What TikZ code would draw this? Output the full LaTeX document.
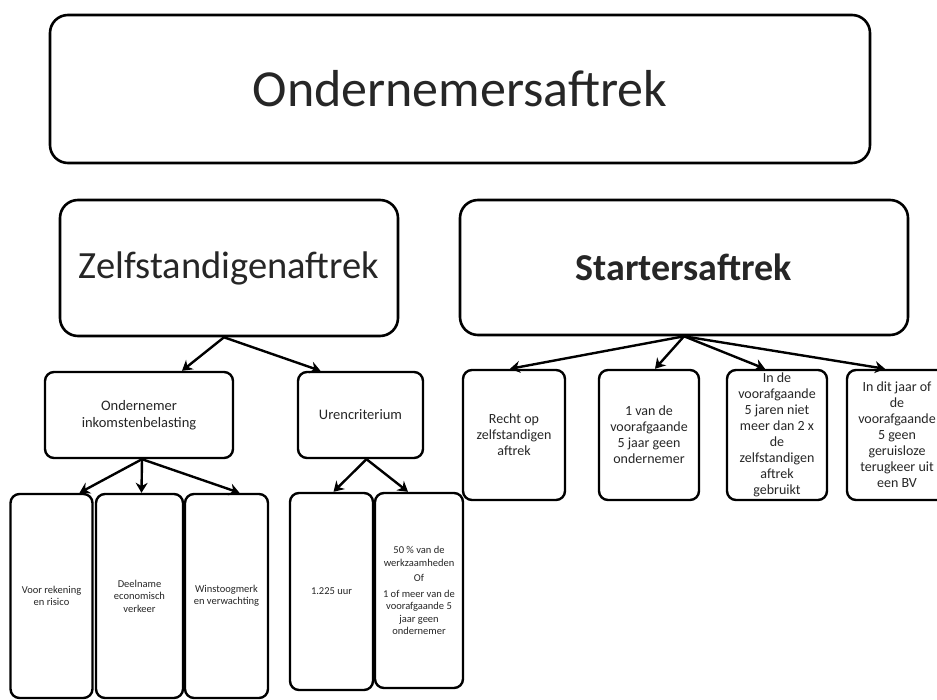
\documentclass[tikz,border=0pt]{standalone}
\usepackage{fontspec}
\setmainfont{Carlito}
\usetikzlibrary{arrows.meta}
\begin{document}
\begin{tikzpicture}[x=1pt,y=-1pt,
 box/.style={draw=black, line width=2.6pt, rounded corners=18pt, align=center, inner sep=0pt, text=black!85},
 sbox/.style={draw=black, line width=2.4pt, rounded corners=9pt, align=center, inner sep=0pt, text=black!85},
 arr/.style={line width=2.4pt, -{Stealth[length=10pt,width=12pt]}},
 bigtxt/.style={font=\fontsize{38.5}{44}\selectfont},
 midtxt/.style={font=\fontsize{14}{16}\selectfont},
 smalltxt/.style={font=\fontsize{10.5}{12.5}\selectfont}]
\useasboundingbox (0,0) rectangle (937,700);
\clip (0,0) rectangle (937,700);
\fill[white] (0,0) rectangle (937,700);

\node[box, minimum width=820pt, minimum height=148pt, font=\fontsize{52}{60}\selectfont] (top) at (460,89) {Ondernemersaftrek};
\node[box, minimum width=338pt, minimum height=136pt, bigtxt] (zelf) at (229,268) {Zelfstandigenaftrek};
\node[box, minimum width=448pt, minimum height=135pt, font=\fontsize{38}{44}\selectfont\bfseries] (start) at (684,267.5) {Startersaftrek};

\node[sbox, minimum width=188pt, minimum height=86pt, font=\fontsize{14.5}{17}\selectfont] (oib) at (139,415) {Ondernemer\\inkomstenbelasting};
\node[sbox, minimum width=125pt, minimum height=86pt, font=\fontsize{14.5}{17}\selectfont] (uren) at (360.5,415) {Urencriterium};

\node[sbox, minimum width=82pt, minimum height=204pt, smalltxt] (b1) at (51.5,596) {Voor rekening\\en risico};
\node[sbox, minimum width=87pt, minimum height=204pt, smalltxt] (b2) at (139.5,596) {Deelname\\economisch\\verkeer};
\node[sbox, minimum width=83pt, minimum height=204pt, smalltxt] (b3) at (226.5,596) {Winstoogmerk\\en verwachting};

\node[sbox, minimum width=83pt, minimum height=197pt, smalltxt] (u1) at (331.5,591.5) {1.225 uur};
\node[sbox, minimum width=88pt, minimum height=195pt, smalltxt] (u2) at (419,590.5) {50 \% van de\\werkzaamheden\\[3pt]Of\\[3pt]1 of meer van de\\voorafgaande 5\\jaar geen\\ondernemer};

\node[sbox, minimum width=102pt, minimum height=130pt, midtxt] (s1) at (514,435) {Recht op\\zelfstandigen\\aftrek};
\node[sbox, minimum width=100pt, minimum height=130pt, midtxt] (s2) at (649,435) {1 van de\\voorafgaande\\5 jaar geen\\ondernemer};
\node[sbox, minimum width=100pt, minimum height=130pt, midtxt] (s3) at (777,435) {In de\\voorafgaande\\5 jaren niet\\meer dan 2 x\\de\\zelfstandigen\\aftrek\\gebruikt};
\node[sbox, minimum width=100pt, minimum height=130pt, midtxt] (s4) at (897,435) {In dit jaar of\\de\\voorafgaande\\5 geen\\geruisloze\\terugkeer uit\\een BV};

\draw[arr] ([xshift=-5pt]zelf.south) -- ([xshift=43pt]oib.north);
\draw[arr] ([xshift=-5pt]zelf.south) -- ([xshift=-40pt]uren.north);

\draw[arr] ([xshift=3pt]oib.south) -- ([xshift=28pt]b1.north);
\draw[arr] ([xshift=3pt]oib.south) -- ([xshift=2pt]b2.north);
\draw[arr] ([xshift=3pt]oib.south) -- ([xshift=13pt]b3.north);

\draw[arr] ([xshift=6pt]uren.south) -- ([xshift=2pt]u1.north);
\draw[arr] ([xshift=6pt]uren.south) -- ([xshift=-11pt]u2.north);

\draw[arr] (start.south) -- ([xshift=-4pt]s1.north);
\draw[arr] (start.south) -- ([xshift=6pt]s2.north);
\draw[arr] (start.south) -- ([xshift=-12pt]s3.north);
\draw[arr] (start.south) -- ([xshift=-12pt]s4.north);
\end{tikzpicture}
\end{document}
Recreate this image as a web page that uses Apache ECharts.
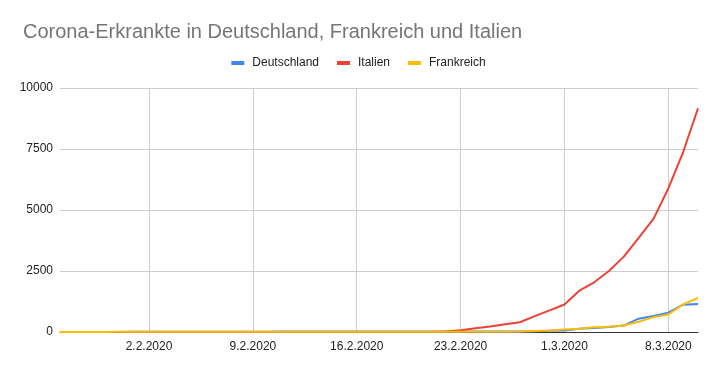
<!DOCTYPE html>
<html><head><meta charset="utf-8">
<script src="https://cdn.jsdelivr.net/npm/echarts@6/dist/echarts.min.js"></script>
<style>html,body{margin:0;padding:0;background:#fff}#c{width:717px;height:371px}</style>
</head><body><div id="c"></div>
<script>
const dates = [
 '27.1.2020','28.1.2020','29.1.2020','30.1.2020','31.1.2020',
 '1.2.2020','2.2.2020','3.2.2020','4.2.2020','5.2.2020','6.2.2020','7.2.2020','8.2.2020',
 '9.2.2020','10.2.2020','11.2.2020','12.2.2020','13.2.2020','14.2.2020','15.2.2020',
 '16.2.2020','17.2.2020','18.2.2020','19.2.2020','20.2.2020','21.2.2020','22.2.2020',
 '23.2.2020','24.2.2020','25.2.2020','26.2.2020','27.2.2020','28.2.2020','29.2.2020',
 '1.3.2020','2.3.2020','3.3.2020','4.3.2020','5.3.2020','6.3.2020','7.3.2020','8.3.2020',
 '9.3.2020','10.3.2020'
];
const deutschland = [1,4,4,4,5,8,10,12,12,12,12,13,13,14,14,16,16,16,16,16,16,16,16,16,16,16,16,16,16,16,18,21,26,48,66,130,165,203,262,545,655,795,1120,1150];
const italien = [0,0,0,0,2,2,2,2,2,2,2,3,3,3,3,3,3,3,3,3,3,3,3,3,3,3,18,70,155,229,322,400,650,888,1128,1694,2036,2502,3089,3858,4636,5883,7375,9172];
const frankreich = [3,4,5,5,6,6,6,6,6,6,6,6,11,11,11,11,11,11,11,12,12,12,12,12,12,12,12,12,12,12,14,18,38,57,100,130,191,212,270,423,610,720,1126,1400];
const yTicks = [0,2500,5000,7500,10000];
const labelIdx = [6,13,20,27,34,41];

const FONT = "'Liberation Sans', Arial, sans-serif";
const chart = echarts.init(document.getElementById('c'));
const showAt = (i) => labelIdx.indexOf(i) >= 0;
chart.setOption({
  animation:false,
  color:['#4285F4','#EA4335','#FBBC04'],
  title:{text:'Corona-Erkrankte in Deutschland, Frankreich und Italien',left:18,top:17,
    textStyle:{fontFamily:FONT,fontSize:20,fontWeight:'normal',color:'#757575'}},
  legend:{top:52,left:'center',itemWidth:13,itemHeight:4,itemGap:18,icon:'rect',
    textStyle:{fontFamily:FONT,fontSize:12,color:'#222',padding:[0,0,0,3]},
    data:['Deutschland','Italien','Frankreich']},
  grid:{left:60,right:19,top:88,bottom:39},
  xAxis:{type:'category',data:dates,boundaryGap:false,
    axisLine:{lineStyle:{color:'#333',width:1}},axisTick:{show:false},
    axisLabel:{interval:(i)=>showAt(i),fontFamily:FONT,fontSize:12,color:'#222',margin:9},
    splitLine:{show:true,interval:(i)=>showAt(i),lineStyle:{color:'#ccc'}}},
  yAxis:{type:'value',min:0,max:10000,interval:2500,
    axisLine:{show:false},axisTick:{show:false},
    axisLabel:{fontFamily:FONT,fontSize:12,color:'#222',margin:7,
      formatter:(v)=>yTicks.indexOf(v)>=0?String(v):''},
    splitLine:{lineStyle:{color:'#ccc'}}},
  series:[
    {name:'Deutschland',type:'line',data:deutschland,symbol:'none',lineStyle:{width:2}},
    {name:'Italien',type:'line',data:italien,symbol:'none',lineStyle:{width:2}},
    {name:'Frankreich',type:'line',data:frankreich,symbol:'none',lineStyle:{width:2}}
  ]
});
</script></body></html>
■ ■ ■ ■
## WHAT YOU SHOULD DO
Repeat the data above exactly, but not the pictures.

## SOLUTION TO THE PROBLEM
What TikZ code would draw this? Output the full LaTeX document.
\documentclass[tikz,border=0pt]{standalone}
\usepackage{fontspec}
\setmainfont{Carlito}
\usetikzlibrary{arrows.meta}
\begin{document}
\begin{tikzpicture}[x=1pt,y=-1pt,
 box/.style={draw=black, line width=2.6pt, rounded corners=18pt, align=center, inner sep=0pt, text=black!85},
 sbox/.style={draw=black, line width=2.4pt, rounded corners=9pt, align=center, inner sep=0pt, text=black!85},
 arr/.style={line width=2.4pt, -{Stealth[length=10pt,width=12pt]}},
 bigtxt/.style={font=\fontsize{38.5}{44}\selectfont},
 midtxt/.style={font=\fontsize{14}{16}\selectfont},
 smalltxt/.style={font=\fontsize{10.5}{12.5}\selectfont}]
\useasboundingbox (0,0) rectangle (937,700);
\clip (0,0) rectangle (937,700);
\fill[white] (0,0) rectangle (937,700);

\node[box, minimum width=820pt, minimum height=148pt, font=\fontsize{52}{60}\selectfont] (top) at (460,89) {Ondernemersaftrek};
\node[box, minimum width=338pt, minimum height=136pt, bigtxt] (zelf) at (229,268) {Zelfstandigenaftrek};
\node[box, minimum width=448pt, minimum height=135pt, font=\fontsize{38}{44}\selectfont\bfseries] (start) at (684,267.5) {Startersaftrek};

\node[sbox, minimum width=188pt, minimum height=86pt, font=\fontsize{14.5}{17}\selectfont] (oib) at (139,415) {Ondernemer\\inkomstenbelasting};
\node[sbox, minimum width=125pt, minimum height=86pt, font=\fontsize{14.5}{17}\selectfont] (uren) at (360.5,415) {Urencriterium};

\node[sbox, minimum width=82pt, minimum height=204pt, smalltxt] (b1) at (51.5,596) {Voor rekening\\en risico};
\node[sbox, minimum width=87pt, minimum height=204pt, smalltxt] (b2) at (139.5,596) {Deelname\\economisch\\verkeer};
\node[sbox, minimum width=83pt, minimum height=204pt, smalltxt] (b3) at (226.5,596) {Winstoogmerk\\en verwachting};

\node[sbox, minimum width=83pt, minimum height=197pt, smalltxt] (u1) at (331.5,591.5) {1.225 uur};
\node[sbox, minimum width=88pt, minimum height=195pt, smalltxt] (u2) at (419,590.5) {50 \% van de\\werkzaamheden\\[3pt]Of\\[3pt]1 of meer van de\\voorafgaande 5\\jaar geen\\ondernemer};

\node[sbox, minimum width=102pt, minimum height=130pt, midtxt] (s1) at (514,435) {Recht op\\zelfstandigen\\aftrek};
\node[sbox, minimum width=100pt, minimum height=130pt, midtxt] (s2) at (649,435) {1 van de\\voorafgaande\\5 jaar geen\\ondernemer};
\node[sbox, minimum width=100pt, minimum height=130pt, midtxt] (s3) at (777,435) {In de\\voorafgaande\\5 jaren niet\\meer dan 2 x\\de\\zelfstandigen\\aftrek\\gebruikt};
\node[sbox, minimum width=100pt, minimum height=130pt, midtxt] (s4) at (897,435) {In dit jaar of\\de\\voorafgaande\\5 geen\\geruisloze\\terugkeer uit\\een BV};

\draw[arr] ([xshift=-5pt]zelf.south) -- ([xshift=43pt]oib.north);
\draw[arr] ([xshift=-5pt]zelf.south) -- ([xshift=-40pt]uren.north);

\draw[arr] ([xshift=3pt]oib.south) -- ([xshift=28pt]b1.north);
\draw[arr] ([xshift=3pt]oib.south) -- ([xshift=2pt]b2.north);
\draw[arr] ([xshift=3pt]oib.south) -- ([xshift=13pt]b3.north);

\draw[arr] ([xshift=6pt]uren.south) -- ([xshift=2pt]u1.north);
\draw[arr] ([xshift=6pt]uren.south) -- ([xshift=-11pt]u2.north);

\draw[arr] (start.south) -- ([xshift=-4pt]s1.north);
\draw[arr] (start.south) -- ([xshift=6pt]s2.north);
\draw[arr] (start.south) -- ([xshift=-12pt]s3.north);
\draw[arr] (start.south) -- ([xshift=-12pt]s4.north);
\end{tikzpicture}
\end{document}
Recreate this image as a web page that uses Apache ECharts.
<!DOCTYPE html>
<html><head><meta charset="utf-8">
<script src="https://cdn.jsdelivr.net/npm/echarts@6/dist/echarts.min.js"></script>
<style>html,body{margin:0;padding:0;background:#fff}#c{width:717px;height:371px}</style>
</head><body><div id="c"></div>
<script>
const dates = [
 '27.1.2020','28.1.2020','29.1.2020','30.1.2020','31.1.2020',
 '1.2.2020','2.2.2020','3.2.2020','4.2.2020','5.2.2020','6.2.2020','7.2.2020','8.2.2020',
 '9.2.2020','10.2.2020','11.2.2020','12.2.2020','13.2.2020','14.2.2020','15.2.2020',
 '16.2.2020','17.2.2020','18.2.2020','19.2.2020','20.2.2020','21.2.2020','22.2.2020',
 '23.2.2020','24.2.2020','25.2.2020','26.2.2020','27.2.2020','28.2.2020','29.2.2020',
 '1.3.2020','2.3.2020','3.3.2020','4.3.2020','5.3.2020','6.3.2020','7.3.2020','8.3.2020',
 '9.3.2020','10.3.2020'
];
const deutschland = [1,4,4,4,5,8,10,12,12,12,12,13,13,14,14,16,16,16,16,16,16,16,16,16,16,16,16,16,16,16,18,21,26,48,66,130,165,203,262,545,655,795,1120,1150];
const italien = [0,0,0,0,2,2,2,2,2,2,2,3,3,3,3,3,3,3,3,3,3,3,3,3,3,3,18,70,155,229,322,400,650,888,1128,1694,2036,2502,3089,3858,4636,5883,7375,9172];
const frankreich = [3,4,5,5,6,6,6,6,6,6,6,6,11,11,11,11,11,11,11,12,12,12,12,12,12,12,12,12,12,12,14,18,38,57,100,130,191,212,270,423,610,720,1126,1400];
const yTicks = [0,2500,5000,7500,10000];
const labelIdx = [6,13,20,27,34,41];

const FONT = "'Liberation Sans', Arial, sans-serif";
const chart = echarts.init(document.getElementById('c'));
const showAt = (i) => labelIdx.indexOf(i) >= 0;
chart.setOption({
  animation:false,
  color:['#4285F4','#EA4335','#FBBC04'],
  title:{text:'Corona-Erkrankte in Deutschland, Frankreich und Italien',left:18,top:17,
    textStyle:{fontFamily:FONT,fontSize:20,fontWeight:'normal',color:'#757575'}},
  legend:{top:52,left:'center',itemWidth:13,itemHeight:4,itemGap:18,icon:'rect',
    textStyle:{fontFamily:FONT,fontSize:12,color:'#222',padding:[0,0,0,3]},
    data:['Deutschland','Italien','Frankreich']},
  grid:{left:60,right:19,top:88,bottom:39},
  xAxis:{type:'category',data:dates,boundaryGap:false,
    axisLine:{lineStyle:{color:'#333',width:1}},axisTick:{show:false},
    axisLabel:{interval:(i)=>showAt(i),fontFamily:FONT,fontSize:12,color:'#222',margin:9},
    splitLine:{show:true,interval:(i)=>showAt(i),lineStyle:{color:'#ccc'}}},
  yAxis:{type:'value',min:0,max:10000,interval:2500,
    axisLine:{show:false},axisTick:{show:false},
    axisLabel:{fontFamily:FONT,fontSize:12,color:'#222',margin:7,
      formatter:(v)=>yTicks.indexOf(v)>=0?String(v):''},
    splitLine:{lineStyle:{color:'#ccc'}}},
  series:[
    {name:'Deutschland',type:'line',data:deutschland,symbol:'none',lineStyle:{width:2}},
    {name:'Italien',type:'line',data:italien,symbol:'none',lineStyle:{width:2}},
    {name:'Frankreich',type:'line',data:frankreich,symbol:'none',lineStyle:{width:2}}
  ]
});
</script></body></html>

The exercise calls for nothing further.